# [Requirements]
All of the lines below are to be printed again exactly; images are excluded from the output.

* * * *

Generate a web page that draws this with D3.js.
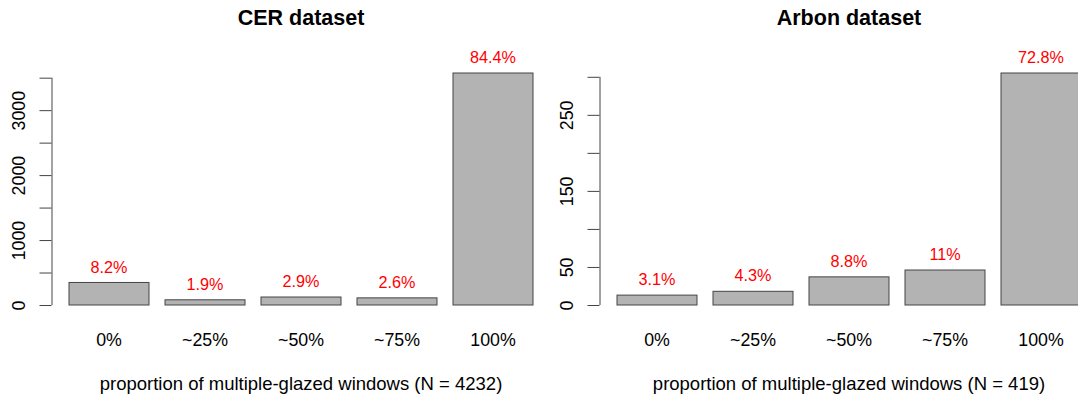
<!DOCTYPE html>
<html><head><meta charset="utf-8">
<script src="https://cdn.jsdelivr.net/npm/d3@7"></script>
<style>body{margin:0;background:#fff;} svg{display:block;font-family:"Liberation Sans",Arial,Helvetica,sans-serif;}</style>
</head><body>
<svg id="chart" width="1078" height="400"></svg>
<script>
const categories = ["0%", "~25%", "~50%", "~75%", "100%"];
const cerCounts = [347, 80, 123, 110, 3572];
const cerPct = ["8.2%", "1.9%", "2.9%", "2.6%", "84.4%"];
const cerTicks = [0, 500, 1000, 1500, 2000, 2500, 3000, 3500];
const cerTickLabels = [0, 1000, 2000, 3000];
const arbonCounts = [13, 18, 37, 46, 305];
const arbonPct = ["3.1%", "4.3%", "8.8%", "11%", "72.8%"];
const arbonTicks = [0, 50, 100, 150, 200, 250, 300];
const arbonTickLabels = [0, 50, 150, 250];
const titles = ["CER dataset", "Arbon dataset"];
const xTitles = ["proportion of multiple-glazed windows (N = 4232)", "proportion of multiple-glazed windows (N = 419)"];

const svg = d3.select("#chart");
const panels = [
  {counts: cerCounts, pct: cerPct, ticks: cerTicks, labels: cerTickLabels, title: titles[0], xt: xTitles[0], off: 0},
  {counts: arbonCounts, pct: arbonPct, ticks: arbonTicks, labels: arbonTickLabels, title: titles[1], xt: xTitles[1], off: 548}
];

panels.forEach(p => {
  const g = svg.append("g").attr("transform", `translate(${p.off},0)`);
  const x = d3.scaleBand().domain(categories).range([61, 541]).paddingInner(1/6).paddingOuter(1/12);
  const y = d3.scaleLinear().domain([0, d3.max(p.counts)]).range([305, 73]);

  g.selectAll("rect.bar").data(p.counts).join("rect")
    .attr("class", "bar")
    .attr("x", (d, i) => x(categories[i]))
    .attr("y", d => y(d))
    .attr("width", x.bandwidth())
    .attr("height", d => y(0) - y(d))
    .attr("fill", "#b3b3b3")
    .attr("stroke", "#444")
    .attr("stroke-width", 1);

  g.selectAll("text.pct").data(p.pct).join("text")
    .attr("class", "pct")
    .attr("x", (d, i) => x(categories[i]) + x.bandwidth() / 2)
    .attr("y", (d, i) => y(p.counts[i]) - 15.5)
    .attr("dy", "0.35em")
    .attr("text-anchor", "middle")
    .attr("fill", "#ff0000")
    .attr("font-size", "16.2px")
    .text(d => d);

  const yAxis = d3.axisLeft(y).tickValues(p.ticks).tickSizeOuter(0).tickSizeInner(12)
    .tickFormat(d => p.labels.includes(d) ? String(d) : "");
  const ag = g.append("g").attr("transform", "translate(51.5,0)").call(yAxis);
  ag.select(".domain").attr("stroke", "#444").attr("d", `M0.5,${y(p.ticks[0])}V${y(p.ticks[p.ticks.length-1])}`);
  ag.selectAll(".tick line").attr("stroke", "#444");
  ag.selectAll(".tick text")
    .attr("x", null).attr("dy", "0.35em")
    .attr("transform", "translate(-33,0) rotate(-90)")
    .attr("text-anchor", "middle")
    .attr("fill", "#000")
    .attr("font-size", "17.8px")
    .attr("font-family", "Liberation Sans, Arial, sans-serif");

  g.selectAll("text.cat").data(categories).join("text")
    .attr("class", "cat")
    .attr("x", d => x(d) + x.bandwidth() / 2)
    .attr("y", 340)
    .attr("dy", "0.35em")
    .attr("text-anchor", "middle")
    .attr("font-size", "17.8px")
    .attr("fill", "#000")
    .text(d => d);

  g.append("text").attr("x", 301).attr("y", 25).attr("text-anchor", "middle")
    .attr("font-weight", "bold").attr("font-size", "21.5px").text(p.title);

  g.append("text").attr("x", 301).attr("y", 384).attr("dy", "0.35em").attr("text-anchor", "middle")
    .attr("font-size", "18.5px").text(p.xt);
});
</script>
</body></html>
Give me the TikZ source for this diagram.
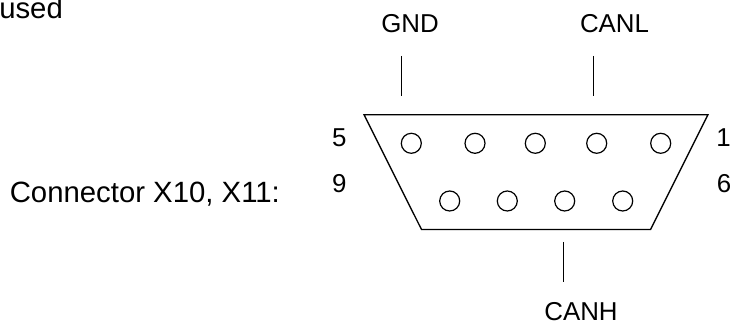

* * * *

# [Answer for this exercise]
Generate a web page that draws this with D3.js.
<!DOCTYPE html>
<html><head><meta charset="utf-8">
<script src="https://cdn.jsdelivr.net/npm/d3@7"></script>
<style>body{margin:0;background:#fff;} svg{display:block;font-family:"Liberation Sans",Arial,Helvetica,sans-serif;}</style>
</head><body>
<svg id="chart" width="1078" height="400"></svg>
<script>
const categories = ["0%", "~25%", "~50%", "~75%", "100%"];
const cerCounts = [347, 80, 123, 110, 3572];
const cerPct = ["8.2%", "1.9%", "2.9%", "2.6%", "84.4%"];
const cerTicks = [0, 500, 1000, 1500, 2000, 2500, 3000, 3500];
const cerTickLabels = [0, 1000, 2000, 3000];
const arbonCounts = [13, 18, 37, 46, 305];
const arbonPct = ["3.1%", "4.3%", "8.8%", "11%", "72.8%"];
const arbonTicks = [0, 50, 100, 150, 200, 250, 300];
const arbonTickLabels = [0, 50, 150, 250];
const titles = ["CER dataset", "Arbon dataset"];
const xTitles = ["proportion of multiple-glazed windows (N = 4232)", "proportion of multiple-glazed windows (N = 419)"];

const svg = d3.select("#chart");
const panels = [
  {counts: cerCounts, pct: cerPct, ticks: cerTicks, labels: cerTickLabels, title: titles[0], xt: xTitles[0], off: 0},
  {counts: arbonCounts, pct: arbonPct, ticks: arbonTicks, labels: arbonTickLabels, title: titles[1], xt: xTitles[1], off: 548}
];

panels.forEach(p => {
  const g = svg.append("g").attr("transform", `translate(${p.off},0)`);
  const x = d3.scaleBand().domain(categories).range([61, 541]).paddingInner(1/6).paddingOuter(1/12);
  const y = d3.scaleLinear().domain([0, d3.max(p.counts)]).range([305, 73]);

  g.selectAll("rect.bar").data(p.counts).join("rect")
    .attr("class", "bar")
    .attr("x", (d, i) => x(categories[i]))
    .attr("y", d => y(d))
    .attr("width", x.bandwidth())
    .attr("height", d => y(0) - y(d))
    .attr("fill", "#b3b3b3")
    .attr("stroke", "#444")
    .attr("stroke-width", 1);

  g.selectAll("text.pct").data(p.pct).join("text")
    .attr("class", "pct")
    .attr("x", (d, i) => x(categories[i]) + x.bandwidth() / 2)
    .attr("y", (d, i) => y(p.counts[i]) - 15.5)
    .attr("dy", "0.35em")
    .attr("text-anchor", "middle")
    .attr("fill", "#ff0000")
    .attr("font-size", "16.2px")
    .text(d => d);

  const yAxis = d3.axisLeft(y).tickValues(p.ticks).tickSizeOuter(0).tickSizeInner(12)
    .tickFormat(d => p.labels.includes(d) ? String(d) : "");
  const ag = g.append("g").attr("transform", "translate(51.5,0)").call(yAxis);
  ag.select(".domain").attr("stroke", "#444").attr("d", `M0.5,${y(p.ticks[0])}V${y(p.ticks[p.ticks.length-1])}`);
  ag.selectAll(".tick line").attr("stroke", "#444");
  ag.selectAll(".tick text")
    .attr("x", null).attr("dy", "0.35em")
    .attr("transform", "translate(-33,0) rotate(-90)")
    .attr("text-anchor", "middle")
    .attr("fill", "#000")
    .attr("font-size", "17.8px")
    .attr("font-family", "Liberation Sans, Arial, sans-serif");

  g.selectAll("text.cat").data(categories).join("text")
    .attr("class", "cat")
    .attr("x", d => x(d) + x.bandwidth() / 2)
    .attr("y", 340)
    .attr("dy", "0.35em")
    .attr("text-anchor", "middle")
    .attr("font-size", "17.8px")
    .attr("fill", "#000")
    .text(d => d);

  g.append("text").attr("x", 301).attr("y", 25).attr("text-anchor", "middle")
    .attr("font-weight", "bold").attr("font-size", "21.5px").text(p.title);

  g.append("text").attr("x", 301).attr("y", 384).attr("dy", "0.35em").attr("text-anchor", "middle")
    .attr("font-size", "18.5px").text(p.xt);
});
</script>
</body></html>
Give me the TikZ source for this diagram.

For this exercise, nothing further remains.